A gay couple in Tel Aviv were attacked in their own apartment on Monday morning, when a neighbor broke the shutter of their window and threatened to kill them. The attack comes amid a surge of hate crimes against the LGBTQ+ community in Israel, with the Association for LGBTQ Equality in Israel (Agudah) reporting daily reports of violence and discrimination.
The couple filed a complaint with the police, and the neighbor was detained. However, the incident has sparked widespread concern among LGBTQ+ organizations in Israel, who are demanding that the police take stronger action against hate crimes targeting the community.

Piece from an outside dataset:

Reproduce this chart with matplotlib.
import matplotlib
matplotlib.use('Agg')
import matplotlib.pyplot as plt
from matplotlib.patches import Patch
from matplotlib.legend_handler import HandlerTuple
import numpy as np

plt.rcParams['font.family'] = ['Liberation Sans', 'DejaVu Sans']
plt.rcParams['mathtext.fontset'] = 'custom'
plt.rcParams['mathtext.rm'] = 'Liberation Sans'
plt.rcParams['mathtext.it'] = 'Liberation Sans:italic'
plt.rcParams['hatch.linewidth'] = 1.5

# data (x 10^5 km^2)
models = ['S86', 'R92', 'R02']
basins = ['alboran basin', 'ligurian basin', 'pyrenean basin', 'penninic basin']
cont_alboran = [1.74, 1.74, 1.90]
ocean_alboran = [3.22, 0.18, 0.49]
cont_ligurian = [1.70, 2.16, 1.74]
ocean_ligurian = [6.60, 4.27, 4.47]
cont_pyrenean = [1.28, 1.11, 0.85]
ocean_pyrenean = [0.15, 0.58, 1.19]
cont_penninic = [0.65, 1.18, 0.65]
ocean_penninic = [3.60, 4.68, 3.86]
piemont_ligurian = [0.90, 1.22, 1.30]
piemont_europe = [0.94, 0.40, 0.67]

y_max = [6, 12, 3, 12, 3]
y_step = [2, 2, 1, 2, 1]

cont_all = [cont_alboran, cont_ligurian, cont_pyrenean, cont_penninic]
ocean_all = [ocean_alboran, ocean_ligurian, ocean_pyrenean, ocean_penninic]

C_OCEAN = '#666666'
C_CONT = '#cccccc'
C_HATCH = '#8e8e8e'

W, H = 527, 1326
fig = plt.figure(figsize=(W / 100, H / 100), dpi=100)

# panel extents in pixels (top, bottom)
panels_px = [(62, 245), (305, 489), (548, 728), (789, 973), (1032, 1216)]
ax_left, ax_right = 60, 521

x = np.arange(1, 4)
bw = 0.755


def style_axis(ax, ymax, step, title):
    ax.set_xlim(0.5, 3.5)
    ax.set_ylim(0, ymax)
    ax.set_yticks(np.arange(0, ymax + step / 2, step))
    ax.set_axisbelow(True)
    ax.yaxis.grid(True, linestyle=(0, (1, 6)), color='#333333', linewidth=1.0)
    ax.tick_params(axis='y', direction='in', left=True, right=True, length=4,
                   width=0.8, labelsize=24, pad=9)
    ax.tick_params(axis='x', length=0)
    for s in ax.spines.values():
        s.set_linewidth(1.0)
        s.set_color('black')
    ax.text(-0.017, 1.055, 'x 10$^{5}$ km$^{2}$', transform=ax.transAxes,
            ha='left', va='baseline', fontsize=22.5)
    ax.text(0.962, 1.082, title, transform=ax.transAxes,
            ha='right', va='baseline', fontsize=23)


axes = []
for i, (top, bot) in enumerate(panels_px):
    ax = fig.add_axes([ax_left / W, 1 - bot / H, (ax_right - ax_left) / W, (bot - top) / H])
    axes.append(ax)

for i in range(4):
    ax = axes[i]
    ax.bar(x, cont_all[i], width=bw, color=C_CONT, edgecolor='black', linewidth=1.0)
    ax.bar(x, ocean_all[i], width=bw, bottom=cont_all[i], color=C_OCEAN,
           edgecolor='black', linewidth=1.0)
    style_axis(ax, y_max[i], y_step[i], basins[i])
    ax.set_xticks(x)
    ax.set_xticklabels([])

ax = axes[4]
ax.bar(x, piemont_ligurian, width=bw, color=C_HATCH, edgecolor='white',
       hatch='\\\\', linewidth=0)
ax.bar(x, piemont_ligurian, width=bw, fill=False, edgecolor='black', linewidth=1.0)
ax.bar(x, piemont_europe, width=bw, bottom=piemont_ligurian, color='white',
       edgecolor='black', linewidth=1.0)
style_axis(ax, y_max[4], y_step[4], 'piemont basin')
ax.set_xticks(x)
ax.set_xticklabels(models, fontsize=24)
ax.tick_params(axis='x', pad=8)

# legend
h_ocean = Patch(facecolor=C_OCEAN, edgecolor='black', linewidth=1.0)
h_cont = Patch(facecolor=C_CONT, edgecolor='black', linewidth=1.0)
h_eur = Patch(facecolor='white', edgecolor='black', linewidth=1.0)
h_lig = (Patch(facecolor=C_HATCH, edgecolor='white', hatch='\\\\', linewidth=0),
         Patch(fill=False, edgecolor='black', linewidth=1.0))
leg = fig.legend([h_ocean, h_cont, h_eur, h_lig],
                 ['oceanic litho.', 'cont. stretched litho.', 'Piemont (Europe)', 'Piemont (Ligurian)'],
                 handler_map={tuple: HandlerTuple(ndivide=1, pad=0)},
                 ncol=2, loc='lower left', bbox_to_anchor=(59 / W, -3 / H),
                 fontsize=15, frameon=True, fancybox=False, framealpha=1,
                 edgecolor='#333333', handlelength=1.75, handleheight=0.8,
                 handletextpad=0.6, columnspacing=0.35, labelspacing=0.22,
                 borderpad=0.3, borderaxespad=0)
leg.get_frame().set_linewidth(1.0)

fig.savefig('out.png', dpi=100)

The Agudah, which represents the LGBTQ+ community in Israel, has called for harsher penalties and a police strategy to protect the community from further attacks. “Members of the LGBTQ+ community are not the punching bag of extremists,” said Hila Peer, chairperson of the Agudah. “This is a reality we will not accept. We will not be silent and will not allow the neglect of our right to live in full security in our country.”

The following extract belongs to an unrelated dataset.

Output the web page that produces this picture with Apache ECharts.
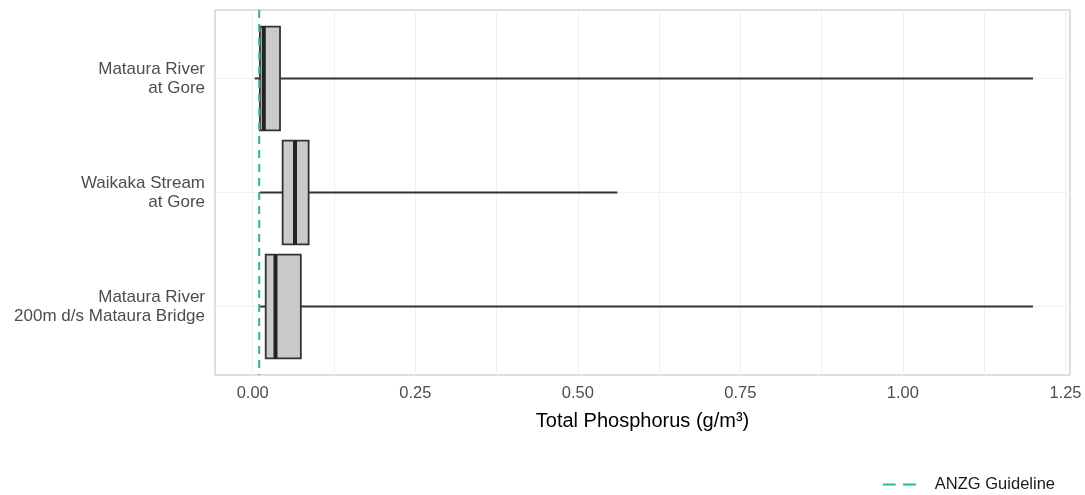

Homosexuals were one of the groups targeted by the Nazi regime during the Holocaust, and between 5,000 to 15,000 men were sent to concentration camps as “homosexual offenders.” The pink triangle that homosexuals were forced to wear in the camps has become a symbol of the LGBTQ+ rights movement.
The attack in Tel Aviv comes just weeks after an investigation into the throwing of stones at an apartment with an LGBTQ+ pride flag was closed, despite the suspects being photographed in multiple videos.
The LGBTQ+ community in Israel has long faced discrimination and violence, and the recent surge in hate crimes has only heightened concerns. “I feel unsafe on the most extreme level possible,” said Oded, one of the victims of the attack. “I have lived in Tel Aviv for ten years and have never experienced a homophobic attack. Only in the last few months have we come across it in protests, in recordings I receive and the peak has now come when they tried to break the window of our house, our most protected space.”
The Agudah has sent an open letter to Israel Police chief Kobi Shabtai, demanding an urgent meeting and stricter penalties for LGBTQ+ hate crimes. “We demand to exhaust the legal procedures with the offenders, to be strict against attackers with LGBT-phobic motives and to hold an emergency meeting with the LGBTQ+ community’s organizations in order to create a police strategy allowing the community to live without real fear for its life,” the letter stated.